Write out the entries below once more, exactly.
----
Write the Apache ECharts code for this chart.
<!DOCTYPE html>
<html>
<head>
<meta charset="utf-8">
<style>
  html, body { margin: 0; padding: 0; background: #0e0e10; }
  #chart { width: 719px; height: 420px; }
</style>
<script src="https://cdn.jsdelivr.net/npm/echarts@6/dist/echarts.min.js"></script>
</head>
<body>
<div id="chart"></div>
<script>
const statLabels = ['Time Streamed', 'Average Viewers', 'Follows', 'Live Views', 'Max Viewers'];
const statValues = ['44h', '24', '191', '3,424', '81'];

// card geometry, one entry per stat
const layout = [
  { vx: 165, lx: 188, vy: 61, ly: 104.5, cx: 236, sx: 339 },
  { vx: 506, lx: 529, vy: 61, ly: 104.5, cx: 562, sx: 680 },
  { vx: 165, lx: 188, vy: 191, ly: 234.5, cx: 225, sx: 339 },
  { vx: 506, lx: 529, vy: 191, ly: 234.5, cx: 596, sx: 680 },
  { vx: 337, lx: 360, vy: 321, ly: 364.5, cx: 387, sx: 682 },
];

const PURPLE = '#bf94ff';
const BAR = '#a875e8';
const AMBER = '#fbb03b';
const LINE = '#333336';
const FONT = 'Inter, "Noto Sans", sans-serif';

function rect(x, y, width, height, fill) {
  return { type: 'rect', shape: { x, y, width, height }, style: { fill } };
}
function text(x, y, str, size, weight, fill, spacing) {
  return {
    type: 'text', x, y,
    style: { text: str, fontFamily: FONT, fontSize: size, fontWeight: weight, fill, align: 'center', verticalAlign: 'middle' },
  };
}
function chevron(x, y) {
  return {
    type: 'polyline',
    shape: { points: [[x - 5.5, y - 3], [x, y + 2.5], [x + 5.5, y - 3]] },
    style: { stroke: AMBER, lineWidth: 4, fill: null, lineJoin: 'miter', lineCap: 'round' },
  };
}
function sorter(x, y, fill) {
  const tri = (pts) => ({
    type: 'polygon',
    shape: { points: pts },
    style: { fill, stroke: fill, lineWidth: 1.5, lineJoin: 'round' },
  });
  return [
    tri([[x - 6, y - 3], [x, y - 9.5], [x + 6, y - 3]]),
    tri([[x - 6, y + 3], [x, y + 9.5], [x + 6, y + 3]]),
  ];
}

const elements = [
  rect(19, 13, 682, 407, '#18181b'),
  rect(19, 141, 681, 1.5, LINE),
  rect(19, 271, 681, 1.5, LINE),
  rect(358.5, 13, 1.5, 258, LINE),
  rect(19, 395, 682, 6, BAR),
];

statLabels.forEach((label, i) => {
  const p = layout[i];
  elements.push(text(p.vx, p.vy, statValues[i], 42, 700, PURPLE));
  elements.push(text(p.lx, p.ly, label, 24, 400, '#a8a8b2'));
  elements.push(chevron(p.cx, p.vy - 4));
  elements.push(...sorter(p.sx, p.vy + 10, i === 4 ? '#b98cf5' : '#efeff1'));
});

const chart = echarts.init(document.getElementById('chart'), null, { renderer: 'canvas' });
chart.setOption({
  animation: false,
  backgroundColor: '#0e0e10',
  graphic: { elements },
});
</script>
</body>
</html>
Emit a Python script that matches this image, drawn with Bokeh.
----
## Exercise solution
Write the Apache ECharts code for this chart.
<!DOCTYPE html>
<html>
<head>
<meta charset="utf-8">
<style>
  html, body { margin: 0; padding: 0; background: #0e0e10; }
  #chart { width: 719px; height: 420px; }
</style>
<script src="https://cdn.jsdelivr.net/npm/echarts@6/dist/echarts.min.js"></script>
</head>
<body>
<div id="chart"></div>
<script>
const statLabels = ['Time Streamed', 'Average Viewers', 'Follows', 'Live Views', 'Max Viewers'];
const statValues = ['44h', '24', '191', '3,424', '81'];

// card geometry, one entry per stat
const layout = [
  { vx: 165, lx: 188, vy: 61, ly: 104.5, cx: 236, sx: 339 },
  { vx: 506, lx: 529, vy: 61, ly: 104.5, cx: 562, sx: 680 },
  { vx: 165, lx: 188, vy: 191, ly: 234.5, cx: 225, sx: 339 },
  { vx: 506, lx: 529, vy: 191, ly: 234.5, cx: 596, sx: 680 },
  { vx: 337, lx: 360, vy: 321, ly: 364.5, cx: 387, sx: 682 },
];

const PURPLE = '#bf94ff';
const BAR = '#a875e8';
const AMBER = '#fbb03b';
const LINE = '#333336';
const FONT = 'Inter, "Noto Sans", sans-serif';

function rect(x, y, width, height, fill) {
  return { type: 'rect', shape: { x, y, width, height }, style: { fill } };
}
function text(x, y, str, size, weight, fill, spacing) {
  return {
    type: 'text', x, y,
    style: { text: str, fontFamily: FONT, fontSize: size, fontWeight: weight, fill, align: 'center', verticalAlign: 'middle' },
  };
}
function chevron(x, y) {
  return {
    type: 'polyline',
    shape: { points: [[x - 5.5, y - 3], [x, y + 2.5], [x + 5.5, y - 3]] },
    style: { stroke: AMBER, lineWidth: 4, fill: null, lineJoin: 'miter', lineCap: 'round' },
  };
}
function sorter(x, y, fill) {
  const tri = (pts) => ({
    type: 'polygon',
    shape: { points: pts },
    style: { fill, stroke: fill, lineWidth: 1.5, lineJoin: 'round' },
  });
  return [
    tri([[x - 6, y - 3], [x, y - 9.5], [x + 6, y - 3]]),
    tri([[x - 6, y + 3], [x, y + 9.5], [x + 6, y + 3]]),
  ];
}

const elements = [
  rect(19, 13, 682, 407, '#18181b'),
  rect(19, 141, 681, 1.5, LINE),
  rect(19, 271, 681, 1.5, LINE),
  rect(358.5, 13, 1.5, 258, LINE),
  rect(19, 395, 682, 6, BAR),
];

statLabels.forEach((label, i) => {
  const p = layout[i];
  elements.push(text(p.vx, p.vy, statValues[i], 42, 700, PURPLE));
  elements.push(text(p.lx, p.ly, label, 24, 400, '#a8a8b2'));
  elements.push(chevron(p.cx, p.vy - 4));
  elements.push(...sorter(p.sx, p.vy + 10, i === 4 ? '#b98cf5' : '#efeff1'));
});

const chart = echarts.init(document.getElementById('chart'), null, { renderer: 'canvas' });
chart.setOption({
  animation: false,
  backgroundColor: '#0e0e10',
  graphic: { elements },
});
</script>
</body>
</html>
Emit a Python script that matches this image, drawn with Bokeh.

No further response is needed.